* Exercise objective *
Quote all of the data that follows exactly as written, skipping the images.

-*-

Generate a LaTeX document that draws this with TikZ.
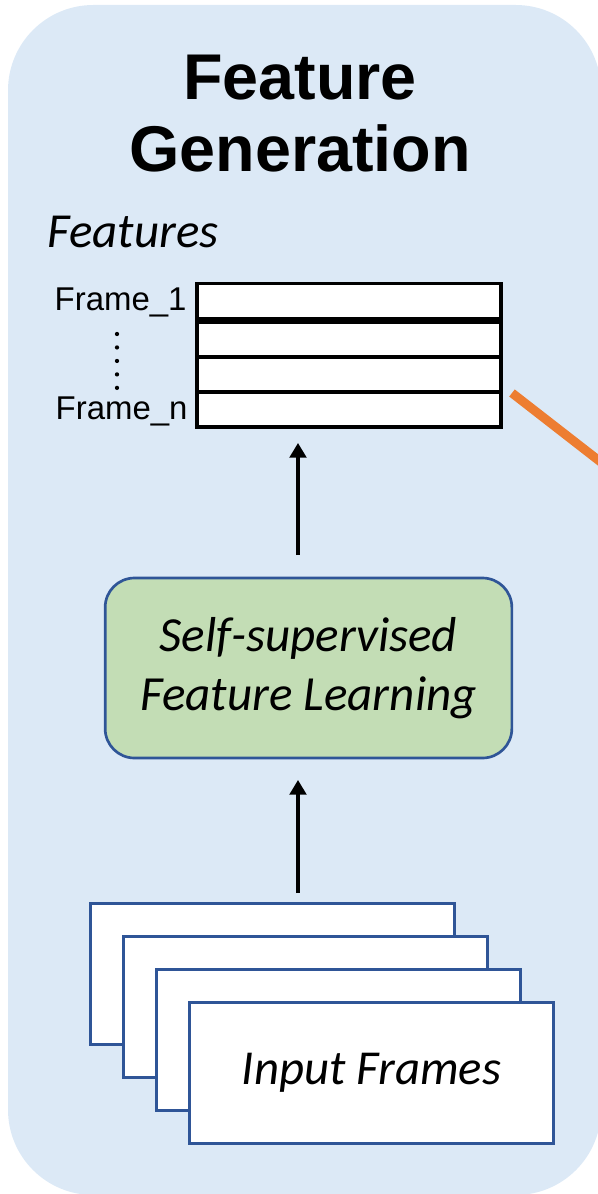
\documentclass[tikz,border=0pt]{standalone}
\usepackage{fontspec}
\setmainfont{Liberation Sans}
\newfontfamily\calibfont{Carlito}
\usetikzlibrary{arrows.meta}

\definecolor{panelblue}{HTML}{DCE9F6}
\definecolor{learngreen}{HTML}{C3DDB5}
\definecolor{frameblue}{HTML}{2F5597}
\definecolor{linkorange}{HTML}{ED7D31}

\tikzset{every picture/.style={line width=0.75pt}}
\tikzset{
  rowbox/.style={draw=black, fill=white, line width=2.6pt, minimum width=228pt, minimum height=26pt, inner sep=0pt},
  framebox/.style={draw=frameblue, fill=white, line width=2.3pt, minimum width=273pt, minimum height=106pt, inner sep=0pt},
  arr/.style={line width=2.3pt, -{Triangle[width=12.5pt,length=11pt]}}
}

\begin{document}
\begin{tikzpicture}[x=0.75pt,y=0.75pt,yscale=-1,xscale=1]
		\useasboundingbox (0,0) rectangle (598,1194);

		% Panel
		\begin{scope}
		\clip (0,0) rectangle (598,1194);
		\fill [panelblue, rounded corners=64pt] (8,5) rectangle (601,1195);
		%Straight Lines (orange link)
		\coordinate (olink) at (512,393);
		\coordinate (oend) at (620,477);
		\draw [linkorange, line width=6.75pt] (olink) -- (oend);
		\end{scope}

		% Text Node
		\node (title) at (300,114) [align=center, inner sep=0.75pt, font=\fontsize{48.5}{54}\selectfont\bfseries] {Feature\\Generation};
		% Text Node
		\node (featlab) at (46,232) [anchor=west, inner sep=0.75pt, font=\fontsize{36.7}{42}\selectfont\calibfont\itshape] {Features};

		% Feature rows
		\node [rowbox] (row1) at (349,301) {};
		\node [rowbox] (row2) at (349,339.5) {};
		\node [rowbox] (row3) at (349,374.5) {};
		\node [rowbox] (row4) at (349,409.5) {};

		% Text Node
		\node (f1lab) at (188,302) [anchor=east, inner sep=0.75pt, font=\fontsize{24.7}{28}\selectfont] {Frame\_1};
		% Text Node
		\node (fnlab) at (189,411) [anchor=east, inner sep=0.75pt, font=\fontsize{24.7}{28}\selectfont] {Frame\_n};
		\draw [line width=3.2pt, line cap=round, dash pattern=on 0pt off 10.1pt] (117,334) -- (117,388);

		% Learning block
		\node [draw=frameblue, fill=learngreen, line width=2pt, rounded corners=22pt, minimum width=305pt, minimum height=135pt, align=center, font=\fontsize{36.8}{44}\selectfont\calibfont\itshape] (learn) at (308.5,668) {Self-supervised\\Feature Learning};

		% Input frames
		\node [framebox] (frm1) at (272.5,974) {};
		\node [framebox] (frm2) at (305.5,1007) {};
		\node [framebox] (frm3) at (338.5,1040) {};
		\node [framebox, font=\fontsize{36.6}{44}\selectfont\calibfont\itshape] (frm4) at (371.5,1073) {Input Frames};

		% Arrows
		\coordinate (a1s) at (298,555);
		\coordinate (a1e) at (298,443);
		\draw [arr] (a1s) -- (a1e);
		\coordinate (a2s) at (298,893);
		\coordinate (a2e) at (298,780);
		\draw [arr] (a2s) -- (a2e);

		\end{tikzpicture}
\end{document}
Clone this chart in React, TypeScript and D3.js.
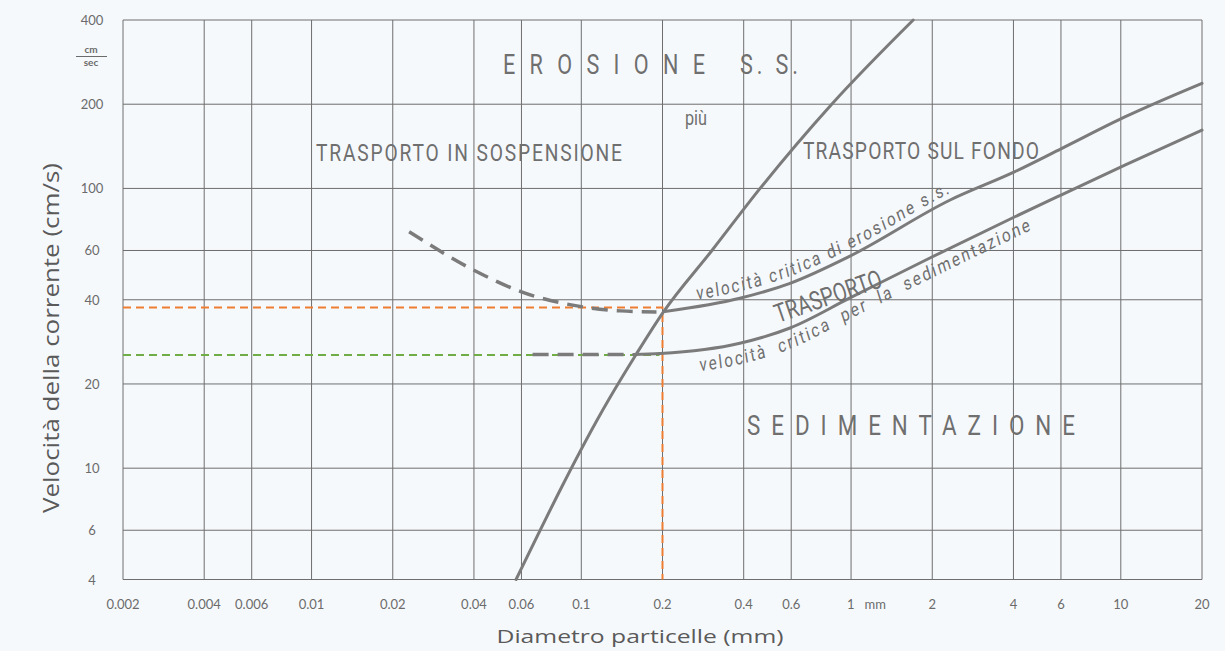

-*-

* Worked solution *
Generate a LaTeX document that draws this with TikZ.
\documentclass[tikz,border=0pt]{standalone}
\usepackage{fontspec}
\setmainfont{Liberation Sans}
\newfontfamily\calibfont{Carlito}
\usetikzlibrary{arrows.meta}

\definecolor{panelblue}{HTML}{DCE9F6}
\definecolor{learngreen}{HTML}{C3DDB5}
\definecolor{frameblue}{HTML}{2F5597}
\definecolor{linkorange}{HTML}{ED7D31}

\tikzset{every picture/.style={line width=0.75pt}}
\tikzset{
  rowbox/.style={draw=black, fill=white, line width=2.6pt, minimum width=228pt, minimum height=26pt, inner sep=0pt},
  framebox/.style={draw=frameblue, fill=white, line width=2.3pt, minimum width=273pt, minimum height=106pt, inner sep=0pt},
  arr/.style={line width=2.3pt, -{Triangle[width=12.5pt,length=11pt]}}
}

\begin{document}
\begin{tikzpicture}[x=0.75pt,y=0.75pt,yscale=-1,xscale=1]
		\useasboundingbox (0,0) rectangle (598,1194);

		% Panel
		\begin{scope}
		\clip (0,0) rectangle (598,1194);
		\fill [panelblue, rounded corners=64pt] (8,5) rectangle (601,1195);
		%Straight Lines (orange link)
		\coordinate (olink) at (512,393);
		\coordinate (oend) at (620,477);
		\draw [linkorange, line width=6.75pt] (olink) -- (oend);
		\end{scope}

		% Text Node
		\node (title) at (300,114) [align=center, inner sep=0.75pt, font=\fontsize{48.5}{54}\selectfont\bfseries] {Feature\\Generation};
		% Text Node
		\node (featlab) at (46,232) [anchor=west, inner sep=0.75pt, font=\fontsize{36.7}{42}\selectfont\calibfont\itshape] {Features};

		% Feature rows
		\node [rowbox] (row1) at (349,301) {};
		\node [rowbox] (row2) at (349,339.5) {};
		\node [rowbox] (row3) at (349,374.5) {};
		\node [rowbox] (row4) at (349,409.5) {};

		% Text Node
		\node (f1lab) at (188,302) [anchor=east, inner sep=0.75pt, font=\fontsize{24.7}{28}\selectfont] {Frame\_1};
		% Text Node
		\node (fnlab) at (189,411) [anchor=east, inner sep=0.75pt, font=\fontsize{24.7}{28}\selectfont] {Frame\_n};
		\draw [line width=3.2pt, line cap=round, dash pattern=on 0pt off 10.1pt] (117,334) -- (117,388);

		% Learning block
		\node [draw=frameblue, fill=learngreen, line width=2pt, rounded corners=22pt, minimum width=305pt, minimum height=135pt, align=center, font=\fontsize{36.8}{44}\selectfont\calibfont\itshape] (learn) at (308.5,668) {Self-supervised\\Feature Learning};

		% Input frames
		\node [framebox] (frm1) at (272.5,974) {};
		\node [framebox] (frm2) at (305.5,1007) {};
		\node [framebox] (frm3) at (338.5,1040) {};
		\node [framebox, font=\fontsize{36.6}{44}\selectfont\calibfont\itshape] (frm4) at (371.5,1073) {Input Frames};

		% Arrows
		\coordinate (a1s) at (298,555);
		\coordinate (a1e) at (298,443);
		\draw [arr] (a1s) -- (a1e);
		\coordinate (a2s) at (298,893);
		\coordinate (a2e) at (298,780);
		\draw [arr] (a2s) -- (a2e);

		\end{tikzpicture}
\end{document}
Clone this chart in React, TypeScript and D3.js.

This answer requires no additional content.